▶ [Entries with chart source code]:

** Begin **

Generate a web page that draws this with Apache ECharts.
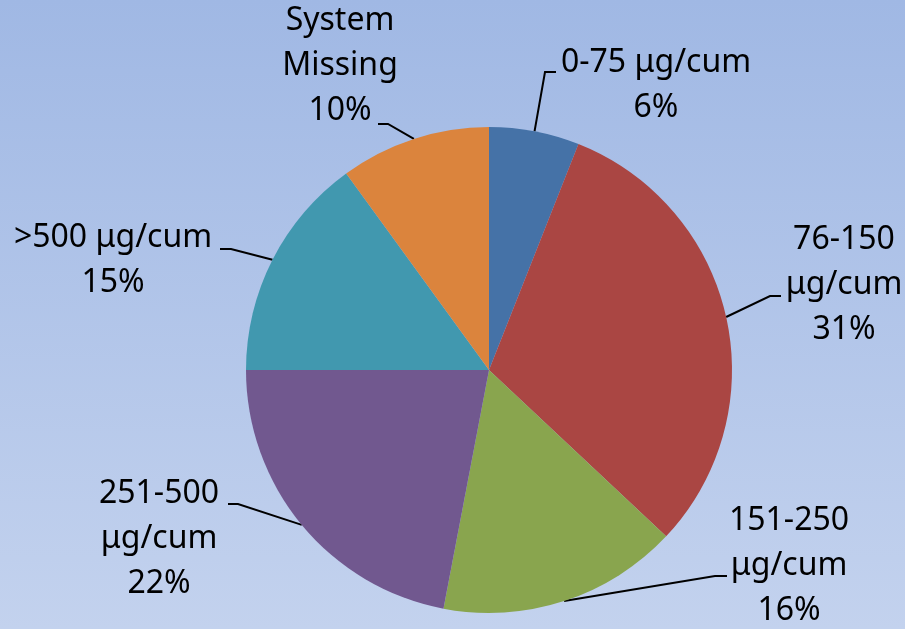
<!DOCTYPE html>
<html>
<head>
<meta charset="utf-8">
<script src="https://cdn.jsdelivr.net/npm/echarts@6/dist/echarts.min.js"></script>
<style>
  html, body { margin: 0; padding: 0; }
  #chart { width: 905px; height: 629px; }
</style>
</head>
<body>
<div id="chart"></div>
<script>
// Exposure categories and their share of respondents (%)
const categories = ['0-75 μg/cum', '76-150 μg/cum', '151-250 μg/cum', '251-500 μg/cum', '>500 μg/cum', 'System Missing'];
const shares = [6, 31, 16, 22, 15, 10];
// Whether a category label wraps onto two lines before the percentage
const wrapName = [false, true, true, true, false, true];
const sliceColors = ['#4572A7', '#AA4643', '#89A54E', '#71588F', '#4198AF', '#DB843D'];

// Label placement: text centre plus the elbow and end of each leader line
const labelPlacement = [
  { x: 656, y: 85,  elbow: [545, 72],  end: [556, 72] },
  { x: 844, y: 285, elbow: [770, 296], end: [781, 296] },
  { x: 789, y: 566, elbow: [715, 576], end: [727, 576] },
  { x: 159, y: 539, elbow: [238, 504], end: [228, 504] },
  { x: 113, y: 260, elbow: [231, 249], end: [220, 249] },
  { x: 340, y: 66,  elbow: [388, 124], end: [378, 124] }
];

const chart = echarts.init(document.getElementById('chart'), null, { renderer: 'canvas' });

chart.setOption({
  backgroundColor: {
    type: 'linear', x: 0, y: 0, x2: 0, y2: 1,
    colorStops: [
      { offset: 0, color: '#a0b8e4' },
      { offset: 1, color: '#c3d2ee' }
    ]
  },
  animation: false,
  series: [{
    type: 'pie',
    center: [489, 370],
    radius: 243,
    startAngle: 90,
    clockwise: true,
    data: categories.map((name, i) => ({
      name: name,
      value: shares[i],
      itemStyle: { color: sliceColors[i] }
    })),
    label: {
      show: true,
      position: 'outside',
      color: '#000',
      fontFamily: 'Noto Sans',
      fontSize: 32,
      lineHeight: 45,
      align: 'center',
      formatter: function (p) {
        const name = wrapName[p.dataIndex] ? p.name.replace(' ', '\n') : p.name;
        return name + '\n' + p.value + '%';
      }
    },
    labelLine: {
      show: true,
      lineStyle: { color: '#000', width: 2 }
    },
    labelLayout: function (params) {
      const pl = labelPlacement[params.dataIndex];
      const start = params.labelLinePoints ? params.labelLinePoints[0] : pl.elbow;
      return {
        x: pl.x,
        y: pl.y,
        align: 'center',
        verticalAlign: 'middle',
        labelLinePoints: [start, pl.elbow, pl.end]
      };
    },
    emphasis: { disabled: true }
  }]
});
</script>
</body>
</html>
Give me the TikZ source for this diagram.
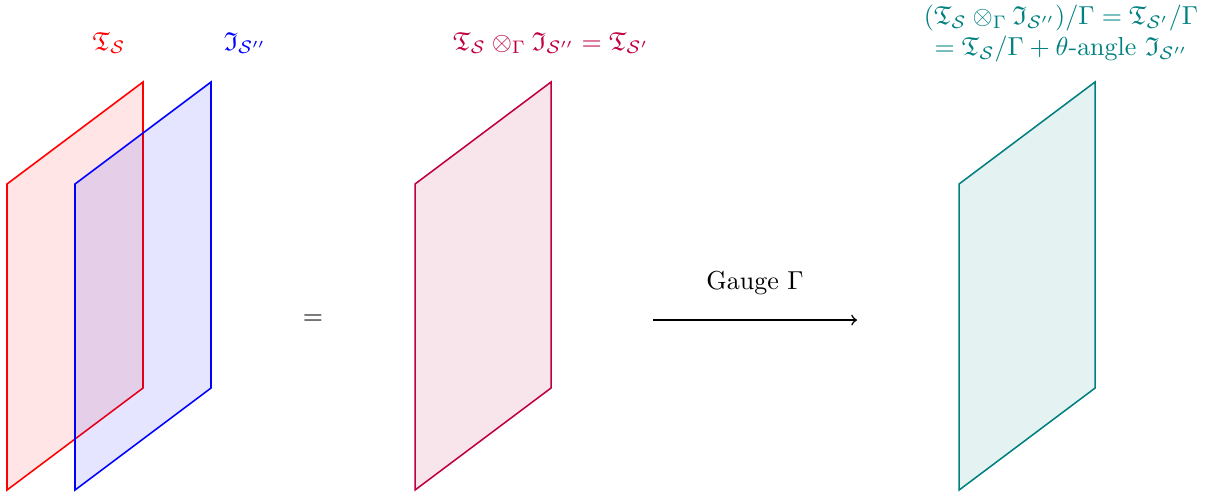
\documentclass[tikz,border=0pt]{standalone}
\usepackage{xcolor}
\usepackage{amsmath}
\usepackage{amssymb}
\usepackage{tikz}
\usetikzlibrary{calc}
\usetikzlibrary{arrows}

\begin{document}
\begin{tikzpicture} [scale=.92]
\useasboundingbox (-0.103,-0.147) rectangle (17.69,7.206);
\foreach \x/\c in {0/red,1/blue,6/purple,14/teal} {
 \draw[\c,semithick,fill=\c,fill opacity=.1,draw opacity=1] (\x,0) -- (\x,4.5) --++(2,1.5) --++(0,-4.5) -- cycle;
}
\node[red,anchor=base] (lblT) at (1.5,6.47) {$\mathfrak{T}_{\mathcal{S}}$};
\node[blue,anchor=base] (lblI) at (3.5,6.47) {$\mathfrak{I}_{\mathcal{S}''}$};
\node[purple,anchor=base] (lblprod) at (8,6.47) {$\mathfrak{T}_{\mathcal{S}}\otimes_\Gamma\mathfrak{I}_{\mathcal{S}''}=\mathfrak{T}_{\mathcal{S}'}$};
\node[teal,align=center] (lblgauged) at (15.5,6.71) {$(\mathfrak{T}_{\mathcal{S}}\otimes_\Gamma\mathfrak{I}_{\mathcal{S}''})/\Gamma=\mathfrak{T}_{\mathcal{S}'}/\Gamma$\\$=\mathfrak{T}_{\mathcal{S}}/\Gamma+\theta\text{-angle }\mathfrak{I}_{\mathcal{S}''}$};
\node (eq) at (4.5,2.5) {$=$};
\coordinate (gfrom) at (9.5,2.5);
\coordinate (gto) at (12.5,2.5);
\draw[black,semithick,->] (gfrom) -- (gto);
\node (gauge) at (11,3.05) {Gauge $\Gamma$};
\end{tikzpicture}
\end{document}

** End **

▶ [Set exercise]:
Give every line back word for word and leave the pictures out.

▶ [Full answer]:
Generate a web page that draws this with Apache ECharts.
<!DOCTYPE html>
<html>
<head>
<meta charset="utf-8">
<script src="https://cdn.jsdelivr.net/npm/echarts@6/dist/echarts.min.js"></script>
<style>
  html, body { margin: 0; padding: 0; }
  #chart { width: 905px; height: 629px; }
</style>
</head>
<body>
<div id="chart"></div>
<script>
// Exposure categories and their share of respondents (%)
const categories = ['0-75 μg/cum', '76-150 μg/cum', '151-250 μg/cum', '251-500 μg/cum', '>500 μg/cum', 'System Missing'];
const shares = [6, 31, 16, 22, 15, 10];
// Whether a category label wraps onto two lines before the percentage
const wrapName = [false, true, true, true, false, true];
const sliceColors = ['#4572A7', '#AA4643', '#89A54E', '#71588F', '#4198AF', '#DB843D'];

// Label placement: text centre plus the elbow and end of each leader line
const labelPlacement = [
  { x: 656, y: 85,  elbow: [545, 72],  end: [556, 72] },
  { x: 844, y: 285, elbow: [770, 296], end: [781, 296] },
  { x: 789, y: 566, elbow: [715, 576], end: [727, 576] },
  { x: 159, y: 539, elbow: [238, 504], end: [228, 504] },
  { x: 113, y: 260, elbow: [231, 249], end: [220, 249] },
  { x: 340, y: 66,  elbow: [388, 124], end: [378, 124] }
];

const chart = echarts.init(document.getElementById('chart'), null, { renderer: 'canvas' });

chart.setOption({
  backgroundColor: {
    type: 'linear', x: 0, y: 0, x2: 0, y2: 1,
    colorStops: [
      { offset: 0, color: '#a0b8e4' },
      { offset: 1, color: '#c3d2ee' }
    ]
  },
  animation: false,
  series: [{
    type: 'pie',
    center: [489, 370],
    radius: 243,
    startAngle: 90,
    clockwise: true,
    data: categories.map((name, i) => ({
      name: name,
      value: shares[i],
      itemStyle: { color: sliceColors[i] }
    })),
    label: {
      show: true,
      position: 'outside',
      color: '#000',
      fontFamily: 'Noto Sans',
      fontSize: 32,
      lineHeight: 45,
      align: 'center',
      formatter: function (p) {
        const name = wrapName[p.dataIndex] ? p.name.replace(' ', '\n') : p.name;
        return name + '\n' + p.value + '%';
      }
    },
    labelLine: {
      show: true,
      lineStyle: { color: '#000', width: 2 }
    },
    labelLayout: function (params) {
      const pl = labelPlacement[params.dataIndex];
      const start = params.labelLinePoints ? params.labelLinePoints[0] : pl.elbow;
      return {
        x: pl.x,
        y: pl.y,
        align: 'center',
        verticalAlign: 'middle',
        labelLinePoints: [start, pl.elbow, pl.end]
      };
    },
    emphasis: { disabled: true }
  }]
});
</script>
</body>
</html>
Give me the TikZ source for this diagram.
\documentclass[tikz,border=0pt]{standalone}
\usepackage{xcolor}
\usepackage{amsmath}
\usepackage{amssymb}
\usepackage{tikz}
\usetikzlibrary{calc}
\usetikzlibrary{arrows}

\begin{document}
\begin{tikzpicture} [scale=.92]
\useasboundingbox (-0.103,-0.147) rectangle (17.69,7.206);
\foreach \x/\c in {0/red,1/blue,6/purple,14/teal} {
 \draw[\c,semithick,fill=\c,fill opacity=.1,draw opacity=1] (\x,0) -- (\x,4.5) --++(2,1.5) --++(0,-4.5) -- cycle;
}
\node[red,anchor=base] (lblT) at (1.5,6.47) {$\mathfrak{T}_{\mathcal{S}}$};
\node[blue,anchor=base] (lblI) at (3.5,6.47) {$\mathfrak{I}_{\mathcal{S}''}$};
\node[purple,anchor=base] (lblprod) at (8,6.47) {$\mathfrak{T}_{\mathcal{S}}\otimes_\Gamma\mathfrak{I}_{\mathcal{S}''}=\mathfrak{T}_{\mathcal{S}'}$};
\node[teal,align=center] (lblgauged) at (15.5,6.71) {$(\mathfrak{T}_{\mathcal{S}}\otimes_\Gamma\mathfrak{I}_{\mathcal{S}''})/\Gamma=\mathfrak{T}_{\mathcal{S}'}/\Gamma$\\$=\mathfrak{T}_{\mathcal{S}}/\Gamma+\theta\text{-angle }\mathfrak{I}_{\mathcal{S}''}$};
\node (eq) at (4.5,2.5) {$=$};
\coordinate (gfrom) at (9.5,2.5);
\coordinate (gto) at (12.5,2.5);
\draw[black,semithick,->] (gfrom) -- (gto);
\node (gauge) at (11,3.05) {Gauge $\Gamma$};
\end{tikzpicture}
\end{document}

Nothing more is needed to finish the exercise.